The mayor of Galway says the city is still a “very safe”but has acknowledged there is an issue with street drinking.
Labour Party councillor Niall McNelis made the comments after he was assaulted by a man on Wolfe Tone Bridge in the city on Friday night.
Cllr McNelis sought on Monday to play down his actions in intervening when a young woman was being assaulted by the man. He said the man had told him he had a “blade”. “I stepped back then and that’s when he punched me,”he said.
Cllr McNelis paid tribute to the rapid response of the gardaí, who arrived on Wolfe Tone bridge within eight minutes, and to a woman who had called the gardaí and who reassured him that they were on the way to assist.
A man is due in court in Galway on Monday in connection with the incident.
“What shocked me is nobody else came to the young woman’s assistance and nobody else intervened when I was assaulted,” he said.
“What really upset me was the three to five men standing by and recording what happened on their mobile phones,”Cllr McNelis said.

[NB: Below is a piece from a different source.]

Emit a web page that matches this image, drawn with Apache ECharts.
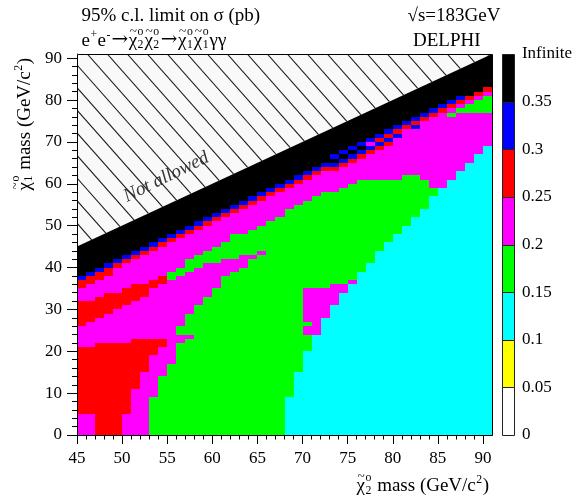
<!DOCTYPE html>
<html>
<head>
<meta charset="utf-8">
<script src="https://cdn.jsdelivr.net/npm/echarts@6.0.0/dist/echarts.min.js"></script>
<style>
html, body { margin: 0; padding: 0; background: #ffffff; }
#chart { width: 575px; height: 501px; }
</style>
</head>
<body>
<div id="chart"></div>
<script>
// ================= DATA =================
// x: chi2 mass (GeV/c^2), one column per GeV starting at 45
// y: chi1 mass (GeV/c^2), one row per GeV starting at 0
const chi2MassStart = 45;
const chi1MassStart = 0;
const X_MIN = 45, X_MAX = 91, Y_MIN = 0, Y_MAX = 91;

// colour-bin boundaries of the 95% c.l. limit on sigma (pb)
const levelBoundaries = ['0', '0.05', '0.1', '0.15', '0.2', '0.25', '0.3', '0.35', 'Infinite'];
// one code per bin: w 0-0.05, y 0.05-0.1, c 0.1-0.15, g 0.15-0.2, m 0.2-0.25, r 0.25-0.3, b 0.3-0.35, k >0.35
const levelCodes = ['w', 'y', 'c', 'g', 'm', 'r', 'b', 'k'];

// run-length of bins in each column, from chi1 mass 0 upwards; rest of column is 'k' (Infinite)
const columnRuns = [
  'm5 r16 m5 r6 m3 r2 b1',          // 45
  'm5 r16 m6 r5 m4 r2 b1',          // 46
  'r22 m6 r5 m4 r2 b1',             // 47
  'r22 m7 r5 m4 r2 b1',             // 48
  'r22 m8 r4 m6 r1 b1',             // 49
  'm5 r17 m9 r4 m6 r1 b1',          // 50
  'm11 r12 m9 r4 m6 r1 b1',         // 51
  'm15 r8 m10 r3 m7 r1 b1',         // 52
  'g9 m10 r4 m12 r2 m7 r1 b1',      // 53
  'g14 m7 r2 m13 r2 m7 r1 b1',      // 54
  'g17 m20 g2 m7 r1 b1',            // 55
  'g22 m2 g2 m12 g2 m7 r1 b1',      // 56
  'g23 m1 g5 m10 g3 m6 r1 b1',      // 57
  'g31 m9 g3 m6 r1 b1',             // 58
  'g33 m8 g3 m6 r1 b1',             // 59
  'g35 m6 g4 m6 r1 b1',             // 60
  'g38 m4 g4 m6 r1 b1',             // 61
  'g39 m3 g6 m5 r1 b1',             // 62
  'g40 m3 g5 m6 r1 b1',             // 63
  'g42 m1 g6 m6 r1 b1',             // 64
  'g43 m1 g6 m6 r1 b1',             // 65
  'g51 m6 r1 b1',                   // 66
  'g52 m6 r1 b1',                   // 67
  'c9 g45 m5 r1 b1',                // 68
  'c15 g40 m5 r1 b1',               // 69
  'c20 g4 m2 g1 m8 g21 m5 r1 b1',   // 70
  'c24 m11 g22 m5 r1 b1',           // 71
  'c28 m7 g23 m5 r1 b1',            // 72
  'c31 m5 g22 m5 r1 b1 k1 b1',      // 73
  'c34 m2 g23 m5 r1 b1 k1 b1',      // 74
  'c36 m1 g23 m5 r1 b1 k1 b1',      // 75
  'c39 g22 m5 r1 b1 k1 b1',         // 76
  'c41 g20 m6 r1 b1 m1 b1',         // 77
  'c44 g17 m7 r1 b1 r1 b1',         // 78
  'c46 g15 m8 r1 b1 r1 b1',         // 79
  'c48 g13 m10 b1 r1 b1',           // 80
  'c50 g12 m11 r1 b1',              // 81
  'c52 g10 m11 b1 r1 b1',           // 82
  'c54 g7 m14 r1 b1',               // 83
  'c57 g2 m17 r1 b1',               // 84
  'c59 m18 r1 b1',                  // 85
  'c61 m15 g1 m1 r1 b1',            // 86
  'c63 m14 g1 m1 r1 b1',            // 87
  'c65 m12 g2 m1 r1',               // 88
  'c67 m10 g3 m1 r1',               // 89
  'c69 m8 g4 m1 r1'                 // 90
];

// kinematic limit chi1 mass = chi2 mass (above it: not allowed)
const kinematicLimit = [[45, 45], [91, 91]];

const xMajorTicks = [45, 50, 55, 60, 65, 70, 75, 80, 85, 90];
const xMinorTicks = [46, 47, 48, 49, 51, 52, 53, 54, 56, 57, 58, 59, 61, 62, 63, 64, 66, 67, 68, 69,
                     71, 72, 73, 74, 76, 77, 78, 79, 81, 82, 83, 84, 86, 87, 88, 89];
const yMajorTicks = [0, 10, 20, 30, 40, 50, 60, 70, 80, 90];
const yMinorTicks = [2, 4, 6, 8, 12, 14, 16, 18, 22, 24, 26, 28, 32, 34, 36, 38, 42, 44, 46, 48,
                     52, 54, 56, 58, 62, 64, 66, 68, 72, 74, 76, 78, 82, 84, 86, 88];

// ================= STYLE =================
const levelColors = ['#ffffff', '#ffff00', '#00ffff', '#00ff00', '#ff00ff', '#ff0000', '#0000ff', '#000000'];
const SERIF = '"Liberation Serif","Times New Roman",Times,serif';
const ARROW_FONT = '"DejaVu Serif","DejaVu Sans",serif';

// ================= BUILD CELLS =================
const cells = [];
columnRuns.forEach(function (runs, i) {
  const x = chi2MassStart + i;
  let y = chi1MassStart;
  runs.split(' ').forEach(function (tok) {
    const lv = levelCodes.indexOf(tok[0]);
    const n = parseInt(tok.slice(1), 10);
    for (let k = 0; k < n; k++) cells.push([x, y++, lv]);
  });
  while (y < Y_MAX) cells.push([x, y++, levelCodes.indexOf('k')]);
});

// ================= TEXT HELPERS =================
const mctx = document.createElement('canvas').getContext('2d');
function textWidth(str, size, italic, family) {
  mctx.font = (italic ? 'italic ' : '') + size + 'px ' + (family || SERIF);
  return mctx.measureText(str).width;
}
function txt(str, x, baseline, size, italic, fill, family) {
  return {
    type: 'text', x: x, y: baseline - 0.34 * size, silent: true,
    style: { text: str, font: (italic ? 'italic ' : '') + size + 'px ' + (family || SERIF),
             fill: fill || '#000', align: 'left', verticalAlign: 'middle' }
  };
}
function mathRow(tokens, size) {
  let cx = 0;
  const out = [];
  tokens.forEach(function (tk) {
    if (typeof tk === 'string') {
      out.push(txt(tk, cx, 0, size));
      cx += textWidth(tk, size);
    } else if (tk.arrow) {
      const as = size * 1.05;
      out.push(txt('→', cx + 0.5, -0.02 * size, as, false, '#000', ARROW_FONT));
      cx += textWidth('→', as, false, ARROW_FONT) + 1;
    } else if (tk.chi !== undefined) {
      const w = textWidth('χ', size);
      out.push(txt('χ', cx, 0, size));
      const ts = size * 0.7;
      out.push(txt('~', cx + w * 0.55 - textWidth('~', ts) / 2, -0.58 * size, ts));
      const s = size * 0.62;
      out.push(txt('o', cx + w + 0.5, -0.58 * size, s));
      out.push(txt(tk.chi, cx + w + 0.5, 0.12 * size, s));
      cx += w + Math.max(textWidth('o', s), textWidth(tk.chi, s)) + 1.5;
    } else if (tk.sup !== undefined) {
      const s = size * 0.62;
      out.push(txt(tk.sup, cx + 0.5, -0.45 * size, s));
      cx += textWidth(tk.sup, s) + 1;
    }
  });
  return { children: out, width: cx };
}
function mathGroup(tokens, size, x, y, opts) {
  const r = mathRow(tokens, size);
  opts = opts || {};
  let x0 = x;
  if (opts.alignRight) x0 = x - r.width;
  return { type: 'group', x: x0, y: y, rotation: opts.rotation || 0, children: r.children };
}

const TS = 19;
const graphics = [
  mathGroup(['95% c.l. limit on σ (pb)'], TS, 81.5, 22.5),
  mathGroup(['e', { sup: '+' }, 'e', { sup: '-' }, { arrow: true }, { chi: '2' }, { chi: '2' }, { arrow: true },
             { chi: '1' }, { chi: '1' }, 'γγ'], TS, 81.5, 47),
  mathGroup(['√s=183GeV'], TS, 407.5, 22.5),
  mathGroup(['DELPHI'], TS, 413, 47),
  mathGroup([{ chi: '2' }, ' mass (GeV/c', { sup: '2' }, ')'], TS, 489, 492.5, { alignRight: true }),
  (function () {
    const r = mathRow([{ chi: '1' }, ' mass (GeV/c', { sup: '2' }, ')'], TS);
    return { type: 'group', x: 31, y: 58 + r.width, rotation: Math.PI / 2, children: r.children };
  })()
];

// ================= RENDERERS =================
function renderCell(params, api) {
  const x = api.value(0), y = api.value(1), lv = api.value(2);
  const p0 = api.coord([x, y + 1]);
  const p1 = api.coord([x + 1, y]);
  const x0 = Math.round(p0[0]), y0 = Math.round(p0[1]);
  const x1 = Math.round(p1[0]), y1 = Math.round(p1[1]);
  return { type: 'rect', shape: { x: x0, y: y0, width: x1 - x0, height: y1 - y0 },
           style: { fill: levelColors[lv] } };
}

function renderForbidden(params, api) {
  const lo = kinematicLimit[0], hi = kinematicLimit[1];
  const A = api.coord([lo[0], lo[1]]);
  const B = api.coord([lo[0], Y_MAX]);
  const C = api.coord([hi[0], hi[1]]);
  const children = [{
    type: 'polygon', shape: { points: [A, B, C] },
    style: { fill: '#f9f9f9', stroke: null }
  }];
  // hatch: lines x - y/s = k, spaced 20 px horizontally
  const s = 1.13;
  const f = function (p, k) { return p[0] - p[1] / s - k; };
  const verts = [A, B, C];
  const ks = verts.map(function (p) { return p[0] - p[1] / s; });
  const kmin = Math.min.apply(null, ks), kmax = Math.max.apply(null, ks);
  const phase = 77 - 65 / s;
  let kStart = phase + Math.ceil((kmin - phase) / 20) * 20;
  for (let k = kStart; k < kmax; k += 20) {
    const pts = [];
    for (let e = 0; e < 3; e++) {
      const P = verts[e], Q = verts[(e + 1) % 3];
      const fp = f(P, k), fq = f(Q, k);
      if ((fp <= 0 && fq > 0) || (fp > 0 && fq <= 0)) {
        const t = fp / (fp - fq);
        pts.push([P[0] + t * (Q[0] - P[0]), P[1] + t * (Q[1] - P[1])]);
      }
    }
    if (pts.length >= 2) {
      children.push({ type: 'line', shape: { x1: pts[0][0], y1: pts[0][1], x2: pts[1][0], y2: pts[1][1] },
                      style: { stroke: '#1a1a1a', lineWidth: 1.1 } });
    }
  }
  const tp = api.coord([54.9, 61.6]);
  children.push({
    type: 'text', x: tp[0], y: tp[1], rotation: 26.2 * Math.PI / 180, silent: true,
    style: { text: 'Not allowed', font: 'italic 19px ' + SERIF, fill: '#333', align: 'center', verticalAlign: 'middle' }
  });
  return { type: 'group', children: children };
}

function renderFrame(params, api) {
  const p0 = api.coord([X_MIN, Y_MAX]);
  const p1 = api.coord([X_MAX, Y_MIN]);
  return { type: 'rect', shape: { x: Math.round(p0[0]) + 0.5, y: Math.round(p0[1]) + 0.5,
           width: Math.round(p1[0]) - Math.round(p0[0]), height: Math.round(p1[1]) - Math.round(p0[1]) },
           style: { fill: null, stroke: '#000', lineWidth: 1 } };
}

function renderBar(params, api) {
  const i = api.value(0);
  const p0 = api.coord([0, i + 1]);
  const p1 = api.coord([1, i]);
  return { type: 'rect', shape: { x: Math.round(p0[0]) + 0.5, y: Math.round(p0[1]) + 0.5,
           width: Math.round(p1[0]) - Math.round(p0[0]), height: Math.round(p1[1]) - Math.round(p0[1]) },
           style: { fill: levelColors[i], stroke: '#222', lineWidth: 1 } };
}

// ================= CHART =================
const chart = echarts.init(document.getElementById('chart'));
const labelStyle = { fontFamily: SERIF, fontSize: 17, color: '#000' };

chart.setOption({
  animation: false,
  backgroundColor: '#ffffff',
  grid: [
    { left: 77, top: 54, width: 415, height: 381, show: false },
    { left: 502, top: 54, width: 15, height: 381, show: false }
  ],
  xAxis: [
    { type: 'value', gridIndex: 0, min: X_MIN, max: X_MAX, position: 'bottom',
      axisLine: { show: true, lineStyle: { color: '#000', width: 1 } },
      axisTick: { show: true, length: 9, customValues: xMajorTicks, lineStyle: { color: '#000', width: 1 } },
      axisLabel: Object.assign({ show: true, margin: 15, customValues: xMajorTicks }, labelStyle),
      splitLine: { show: false }, minorTick: { show: false } },
    { type: 'value', gridIndex: 0, min: X_MIN, max: X_MAX, position: 'bottom',
      axisLine: { show: false },
      axisTick: { show: true, length: 4.5, customValues: xMinorTicks, lineStyle: { color: '#000', width: 1 } },
      axisLabel: { show: false }, splitLine: { show: false } },
    { type: 'value', gridIndex: 1, min: 0, max: 1, show: false }
  ],
  yAxis: [
    { type: 'value', gridIndex: 0, min: Y_MIN, max: Y_MAX, position: 'left',
      axisLine: { show: true, lineStyle: { color: '#000', width: 1 } },
      axisTick: { show: true, length: 10, customValues: yMajorTicks, lineStyle: { color: '#000', width: 1 } },
      axisLabel: Object.assign({ show: true, margin: 15, customValues: yMajorTicks }, labelStyle),
      splitLine: { show: false }, minorTick: { show: false } },
    { type: 'value', gridIndex: 0, min: Y_MIN, max: Y_MAX, position: 'left',
      axisLine: { show: false },
      axisTick: { show: true, length: 5, customValues: yMinorTicks, lineStyle: { color: '#000', width: 1 } },
      axisLabel: { show: false }, splitLine: { show: false } },
    { type: 'value', gridIndex: 1, min: 0, max: 8, interval: 1, position: 'right',
      axisLine: { show: false }, axisTick: { show: false }, splitLine: { show: false },
      axisLabel: Object.assign({ show: true, margin: 8, showMinLabel: true, showMaxLabel: true,
        formatter: function (v) { return levelBoundaries[Math.round(v)]; } }, labelStyle) }
  ],
  graphic: graphics,
  series: [
    { type: 'custom', name: 'limit', xAxisIndex: 0, yAxisIndex: 0, renderItem: renderCell,
      data: cells, clip: true, progressive: 0, silent: true, z: 2 },
    { type: 'custom', name: 'notAllowed', xAxisIndex: 0, yAxisIndex: 0, renderItem: renderForbidden,
      data: [[X_MIN, Y_MAX]], clip: true, silent: true, z: 3 },
    { type: 'custom', name: 'frame', xAxisIndex: 0, yAxisIndex: 0, renderItem: renderFrame,
      data: [[X_MIN, Y_MIN]], clip: false, silent: true, z: 4 },
    { type: 'custom', name: 'colorbar', xAxisIndex: 2, yAxisIndex: 2, renderItem: renderBar,
      data: [[0], [1], [2], [3], [4], [5], [6], [7]], clip: false, silent: true, z: 2 }
  ]
});
</script>
</body>
</html>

“When as a society did it become okay to take out a mobile phone and record it when a garda is arresting someone, or a security man is removing someone from a nightclub?”.
“This seems to be a regular thing now and must make it very hard for the gardaí to do their job.”

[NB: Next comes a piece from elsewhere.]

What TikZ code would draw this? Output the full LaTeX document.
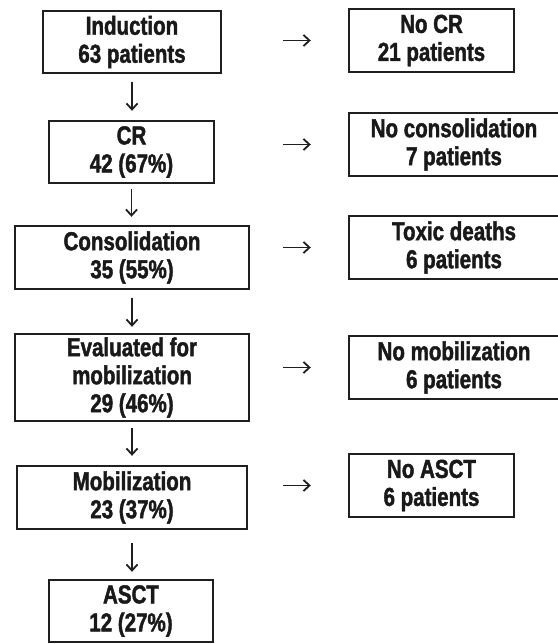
\documentclass[tikz,border=0pt]{standalone}
\usepackage{fontspec}
\setmainfont{Liberation Sans}[FakeStretch=0.79, BoldFeatures={FakeBold=1.6}]
\usetikzlibrary{arrows.meta}

\tikzset{
  stage/.style={draw=black!88, line width=2.4pt, inner sep=0pt, align=center,
    font=\fontsize{26}{28}\selectfont\bfseries, text=black!90},
  flow/.style={-{Straight Barb[length=6pt,width=11pt,line width=1.8pt]}, line width=1.9pt, draw=black!88},
}

\begin{document}
\begin{tikzpicture}[x=1pt,y=-1pt]
  \useasboundingbox (0,0) rectangle (557,644);

  % Main sequence
  \node[stage, minimum width=178pt, minimum height=62pt] (induct) at (132,42) {Induction\\63 patients};
  \node[stage, minimum width=165pt, minimum height=62pt] (cr) at (131.5,152) {CR\\42 (67\%)};
  \node[stage, minimum width=234pt, minimum height=63pt] (consol) at (132,257.5) {Consolidation\\35 (55\%)};
  \node[stage, minimum width=234pt, minimum height=87pt] (evalmob) at (132,377.5) {Evaluated for\\mobilization\\29 (46\%)};
  \node[stage, minimum width=230pt, minimum height=63pt] (mobil) at (132,497.5) {Mobilization\\23 (37\%)};
  \node[stage, minimum width=164pt, minimum height=62pt] (asct) at (131,611) {ASCT\\12 (27\%)};

  % Drop-outs
  \node[stage, minimum width=165pt, minimum height=63pt] (nocr) at (431.5,40.5) {No CR\\21 patients};
  \node[stage, minimum width=210pt, minimum height=63pt] (nocons) at (454,144.5) {No consolidation\\7 patients};
  \node[stage, minimum width=210pt, minimum height=63pt] (toxic) at (454,247.5) {Toxic deaths\\6 patients};
  \node[stage, minimum width=210pt, minimum height=63pt] (nomob) at (454,367.5) {No mobilization\\6 patients};
  \node[stage, minimum width=165pt, minimum height=63pt] (noasct) at (431.5,485.5) {No ASCT\\6 patients};

  % Arrows
  \foreach \a/\b/\s/\e in {induct/cr/8/9, cr/consol/5/8, consol/evalmob/8/6, evalmob/mobil/6/9, mobil/asct/13/7}
    \draw[flow, shorten <=\s pt, shorten >=\e pt] (\a.south) -- (\a.south |- \b.north);
  \foreach \a/\b/\s in {induct/nocr/61, cr/nocons/68, consol/toxic/33, evalmob/nomob/33, mobil/noasct/35}
    \draw[flow, shorten <=\s pt, shorten >=37pt] (\a.east |- \b.west) -- (\b.west);
\end{tikzpicture}
\end{document}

“The gardaí didn’t know they were coming to help me as mayor. . . if they had, they might have taken 18 minutes,”he quipped.
“I slept badly afterwards, because it is the first time I’ve been punched. . . just thinking that if he had had a knife. . . and my ego is totally bruised,” he said.
The councillor did not require medical attention and said he understood the young woman was not injured.
‘Large cohort of street drinkers’
Cllr McNelis said Galway gardaí are “doing an excellent job” in policing bye-laws on drinking outdoors, but there is a “large cohort of street drinkers in town and that’s an issue we have to look at”.
“We need a multi-agency approach as we have homeless people with addiction issues who are being turfed out of hostels and aren’t turning up for medical appointments, and there aren’t sufficient resources to make sure there is a follow through,”he said.
Cllr McNelis said he understood a female garda had also been injured in a separate incident on Friday night, and said garda numbers were at “an all time low”
Galway gardaí told a joint policing committee meeting in April that there had been a 14 per cent drop in public offence incidents, but there was an increase in assaults causing harm and minor assaults.
Galway city has recently renewed its purple flag status which lists “lower crime and anti-social behaviour” as among the qualifications, but last year Fianna Fáil councillor Mike Crowe described the accreditation as “all a bit fluffy” and said it had not made the city safer.